Rental assistance programs exist at the local, state, and federal levels. Encouraging residents to apply before they fall behind on rent (rather than after) can prevent costly eviction proceedings for both parties. Many housing authorities also offer utility assistance, which directly reduces household cost burdens.

Budgeting education and credit counseling are sometimes offered through nonprofit housing organizations at no charge. A tenant who understands their finances is more likely to renew, pay on time, and care for the property. Some property management companies have started partnering with these nonprofits as a formal resident benefit, which also functions as a marketing differentiator.

The Policy Landscape Is Shifting

Local governments are increasingly requiring affordable units within new developments through inclusionary zoning. Some cities are also exploring or implementing rent stabilization measures that directly affect rental property owners.
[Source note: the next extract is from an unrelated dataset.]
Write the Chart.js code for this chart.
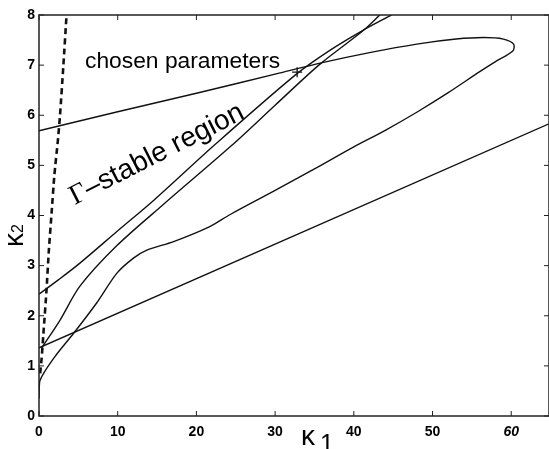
<!DOCTYPE html>
<html>
<head>
<meta charset="utf-8">
<script src="https://cdn.jsdelivr.net/npm/chart.js@4/dist/chart.umd.min.js"></script>
<style>
  html, body { margin: 0; padding: 0; background: #fff; }
</style>
</head>
<body>
<canvas id="chart" width="549" height="449"></canvas>
<script>
/* ------------------------- */
/* DATA (kappa1, kappa2)     */
/* ------------------------- */
const xTicks = [0, 10, 20, 30, 40, 50, 60];
const yTicks = [0, 1, 2, 3, 4, 5, 6, 7, 8];

// closed boundary: top edge (through the chosen point), round the nose, back down
const loopK1 = [0, 10, 20, 30, 36, 42, 48, 53, 56.5, 59, 60.3, 60.2, 58.2, 56, 52, 48, 44, 40, 35, 30, 24.3, 21.7, 17.1, 13.7, 12.0, 9.9, 7.3, 4.4, 2.0, 0.1, 0];
const loopK2 = [5.69, 6.07, 6.44, 6.82, 7.05, 7.25, 7.42, 7.52, 7.55, 7.52, 7.42, 7.28, 7.09, 6.87, 6.45, 6.06, 5.7, 5.37, 4.93, 4.5, 4.02, 3.78, 3.48, 3.31, 3.15, 2.85, 2.25, 1.65, 1.18, 0.7, 0.35];

// the two near-parallel boundaries
const lineAK1 = [0, 2.5, 5.2, 9.9, 14.7, 22.4, 32.7, 37, 41, 44.8];
const lineAK2 = [2.43, 2.72, 3.05, 3.68, 4.32, 5.42, 6.82, 7.3, 7.68, 8.0];
const lineBK1 = [0.3, 2.7, 5.2, 9.9, 15.8, 24.5, 30, 35.7, 41.2, 43.3];
const lineBK2 = [1.35, 1.92, 2.59, 3.4, 4.22, 5.4, 6.2, 7.02, 7.69, 8.0];

// lower straight boundary
const lowK1 = [0, 64.8];
const lowK2 = [1.36, 5.83];

// dashed boundary near the k2 axis
const dashK1 = [0.15, 0.34, 0.55, 0.95, 1.25, 1.6, 1.95, 2.4, 2.67, 3.1, 3.5];
const dashK2 = [0.85, 1.16, 1.62, 2.5, 3.3, 4.05, 4.8, 5.5, 6.0, 7.0, 8.0];

// chosen parameters
const chosenK1 = [32.8];
const chosenK2 = [6.86];

const pts = (xs, ys) => xs.map((v, i) => ({ x: v, y: ys[i] }));

const sans = "'Liberation Sans', Arial, sans-serif";
const serif = "'Liberation Serif', 'Times New Roman', serif";

function curve(xs, ys, extra) {
  return Object.assign({
    data: pts(xs, ys),
    showLine: true,
    borderColor: "#111",
    borderWidth: 1.4,
    pointRadius: 0,
    tension: 0.3,
    fill: false
  }, extra || {});
}

/* ------------------------- */
/* FRAME, TICKS AND TEXT     */
/* ------------------------- */
const decor = {
  id: "decor",
  afterDraw(chart) {
    const { ctx, chartArea: a, scales: { x, y } } = chart;
    ctx.save();
    ctx.strokeStyle = "#222";
    ctx.lineWidth = 1.5;
    ctx.strokeRect(a.left, a.top, a.right - a.left, a.bottom - a.top);

    // inward ticks on every side
    ctx.lineWidth = 1;
    ctx.beginPath();
    xTicks.forEach(v => {
      const px = x.getPixelForValue(v);
      ctx.moveTo(px, a.bottom); ctx.lineTo(px, a.bottom - 5);
      ctx.moveTo(px, a.top); ctx.lineTo(px, a.top + 5);
    });
    yTicks.forEach(v => {
      const py = y.getPixelForValue(v);
      ctx.moveTo(a.left, py); ctx.lineTo(a.left + 5, py);
      ctx.moveTo(a.right, py); ctx.lineTo(a.right - 5, py);
    });
    ctx.stroke();

    ctx.fillStyle = "#000";
    ctx.textBaseline = "alphabetic";
    ctx.textAlign = "left";

    // annotation
    ctx.font = "22.8px " + sans;
    ctx.fillText("chosen parameters", x.getPixelForValue(5.85), y.getPixelForValue(6.95));

    // rotated region label
    ctx.save();
    ctx.translate(x.getPixelForValue(4.55), y.getPixelForValue(4.21));
    ctx.rotate(-27 * Math.PI / 180);
    ctx.font = "28px " + serif;
    ctx.fillText("\u0393", 0, 0);
    const gw = ctx.measureText("\u0393").width;
    ctx.font = "28px " + sans;
    ctx.fillText("\u2013stable region", gw, 0);
    ctx.restore();

    // axis titles
    ctx.font = "28px " + sans;
    ctx.fillText("\u03ba", 301, 445);
    ctx.font = "25px " + sans;
    ctx.fillText("1", 320, 452);

    ctx.save();
    ctx.translate(23, 247);
    ctx.rotate(-Math.PI / 2);
    ctx.font = "28px " + sans;
    ctx.fillText("\u03ba", 0, 0);
    const kw = ctx.measureText("\u03ba").width;
    ctx.font = "16px " + sans;
    ctx.fillText("2", kw, 0);
    ctx.restore();

    ctx.restore();
  }
};

new Chart(document.getElementById("chart"), {
  type: "scatter",
  data: {
    datasets: [
      curve(loopK1, loopK2),
      curve(lineAK1, lineAK2),
      curve(lineBK1, lineBK2),
      curve(lowK1, lowK2, { tension: 0 }),
      curve(dashK1, dashK2, { borderWidth: 2.6, borderDash: [6, 4], tension: 0.2 }),
      {
        data: pts(chosenK1, chosenK2),
        showLine: false,
        pointStyle: "cross",
        pointRadius: 5,
        borderColor: "#111",
        borderWidth: 1.3
      }
    ]
  },
  options: {
    responsive: false,
    animation: false,
    layout: { autoPadding: false, padding: { top: 15, right: 0, left: 0, bottom: 0 } },
    plugins: { legend: { display: false }, tooltip: { enabled: false } },
    scales: {
      x: {
        type: "linear",
        min: 0,
        max: 64.8,
        afterBuildTicks: s => { s.ticks = xTicks.map(v => ({ value: v })); },
        afterFit: s => { s.height = 33; s.paddingRight = 0; s.paddingLeft = 0; },
        border: { display: false },
        grid: { display: false, drawTicks: false },
        ticks: {
          padding: 8,
          color: "#000",
          font: ctx => ({
            family: sans,
            size: 14,
            weight: "bold",
            style: ctx.tick && ctx.tick.value === 60 ? "italic" : "normal"
          })
        }
      },
      y: {
        type: "linear",
        min: 0,
        max: 8,
        afterBuildTicks: s => { s.ticks = yTicks.map(v => ({ value: v })); },
        afterFit: s => { s.width = 39; },
        border: { display: false },
        grid: { display: false, drawTicks: false },
        ticks: {
          padding: 4,
          color: "#000",
          font: { family: sans, size: 14, weight: "bold" }
        }
      }
    }
  },
  plugins: [decor]
});
</script>
</body>
</html>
Staying informed about local ordinances isn’t optional anymore; it’s a core part of property management.

On the federal side, proposed expansions of the LIHTC program and renewed attention to voucher funding suggest that more resources could become available in coming years. Investors who build relationships with local housing authorities now will be better positioned to participate when new programs roll out.

A Final Word on Opportunity

Affordable and workforce housing isn’t charity. It is a segment of the rental housing market with genuine demand, policy tailwinds, and financing tools that many investors overlook. For property managers willing to do the homework, there are real advantages to serving residents across the income spectrum.

The housing crisis won’t be solved by any single landlord or investor. But a shift in perspective, from viewing affordability purely as a constraint to seeing it as a strategy, can open up new paths for sustainable, socially responsible property management. Your tenants, your community, and your balance sheet may all be better for it.